The name column is unfortunately named as you should never have text in this column, only numbers. Text values are more difficult to work with when used in relevance or constraint conditions.

Also, one step of the data cleaning is to replace all string variables (some exceptions exist) with numeric variables. That task can be greatly reduced if we already when coding the questionnaire assign categories for each answer option. SurveyCTO provides a Stata do-files that create labels and add them to the numeric values.

Negative and Standardized Values for Non-Answers

For any answer that is a type of non-answer, for example, "Don't know", "Question does not apply", "Decline/Refused to Answer" or "Other" we should have a code that is negative and have the same meaning across a project.

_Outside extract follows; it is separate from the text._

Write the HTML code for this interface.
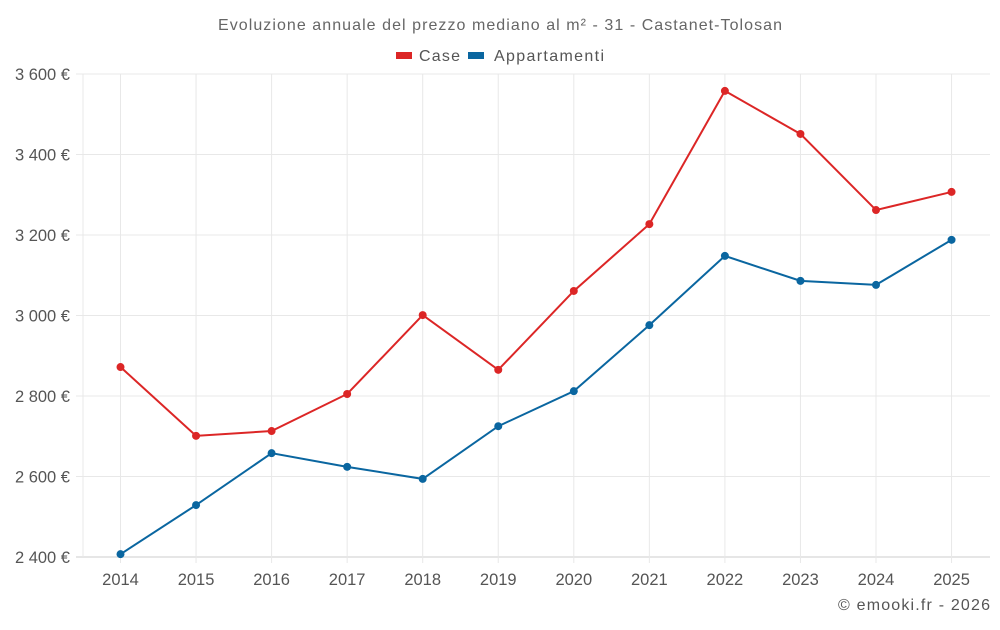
<!DOCTYPE html>
<html><head><meta charset="utf-8"><style>
body{margin:0;background:#fff;font-family:"Liberation Sans",sans-serif}
svg text{font-family:"Liberation Sans",sans-serif}
</style></head><body>
<svg id="c" width="1000" height="625">
<text x="218" y="30" textLength="564" font-size="16" fill="#666">Evoluzione annuale del prezzo mediano al m² - 31 - Castanet-Tolosan</text>
<g><rect x="396" y="52" width="16" height="7" fill="#dc2626"/><text x="419" y="61" textLength="41" font-size="16" fill="#555">Case</text></g>
<g><rect x="468" y="52" width="16" height="7" fill="#0a66a0"/><text x="494" y="61" textLength="110" font-size="16" fill="#555">Appartamenti</text></g>
<text x="838" y="610" textLength="152" font-size="16" fill="#555">© emooki.fr - 2026</text>
<g id="grid"></g><g id="series"></g>
</svg>
<script>
const years=["2014","2015","2016","2017","2018","2019","2020","2021","2022","2023","2024","2025"];
const caseVals=[2872,2701,2713,2805,3001,2865,3061,3227,3558,3451,3262,3307];
const appVals=[2407,2529,2658,2624,2594,2725,2812,2976,3148,3086,3076,3188];
const yTicks=[2400,2600,2800,3000,3200,3400,3600];
const yTickLabels=["2 400 €","2 600 €","2 800 €","3 000 €","3 200 €","3 400 €","3 600 €"];
const L=83,R=990,T=74,B=557,ymin=2400,ymax=3600;
const x=i=>120.5+i*75.55;
const y=v=>B-(v-ymin)/(ymax-ymin)*(B-T);
const NS="http://www.w3.org/2000/svg";
function mk(t,a,p){const e=document.createElementNS(NS,t);for(const k in a)e.setAttribute(k,a[k]);p.appendChild(e);return e;}
const g=document.getElementById('grid'),s=document.getElementById('series');
yTicks.forEach((v,i)=>{
 const ln=mk('line',{x1:76,x2:R,y1:y(v),y2:y(v),stroke:i==0?'#ccc':'#e8e8e8'},g);
 
 
 const t=mk('text',{x:70,y:y(v)+6,'text-anchor':'end','font-size':16.5,fill:'#555'},g);t.textContent=yTickLabels[i];
 
 
});
mk('line',{x1:L,x2:L,y1:T,y2:B,stroke:'#e8e8e8'},g);
years.forEach((yr,i)=>{
 const ln=mk('line',{x1:x(i),x2:x(i),y1:T,y2:B+6,stroke:'#e8e8e8'},g);
 
 
 const t=mk('text',{x:x(i),y:585,'text-anchor':'middle','font-size':16.5,fill:'#555'},g);t.textContent=yr;
 
 
});
function series(vals,col,name){
 const p=mk('polyline',{points:vals.map((v,i)=>x(i)+','+y(v)).join(' '),fill:'none',stroke:col,'stroke-width':2},s);
 
 
 vals.forEach((v,i)=>{const c=mk('circle',{cx:x(i),cy:y(v),r:4,fill:col},s);
  
  });
}
series(caseVals,'#dc2626','case');
series(appVals,'#0a66a0','appartamenti');
</script>
</body></html>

We want the value to be negative for the following two reasons:

  1. The first reason is that when cleaning the data set these values will stand out more and therefore be easier to address during the cleaning of the data. This is the case both when tabulating or looking at a distribution of a variable, but also when looking at descriptive statistics as negative values distort, for example, means to the degree that the project team will be reminded to look for these error codes. To increase this effect it is better to pick -999 than -9 to represent for example "Don't Know".
  2. The second reason is that we might want to add more answer options in later rounds. If we would have the number 9 representing "Don't Know", then there is a chance that we will need that value for a category that we will add of we have more than eight categories. We could, of course, assign the new value the code 10 but then we would have a non-value in the middle of actual answers and that is not optimal. We should absolutely never shift the "Don't know" code from 9 to 10 and give the added category the code 9. This is the worst solution of all as in a panel data set, the same thing that means an answer in the follow-up data means "Don't know" in the earlier data.

It should be obvious to everyone that having the same code representing the same non-answer across a project will reduce the risk of confusion and make the cleaning of the data easier.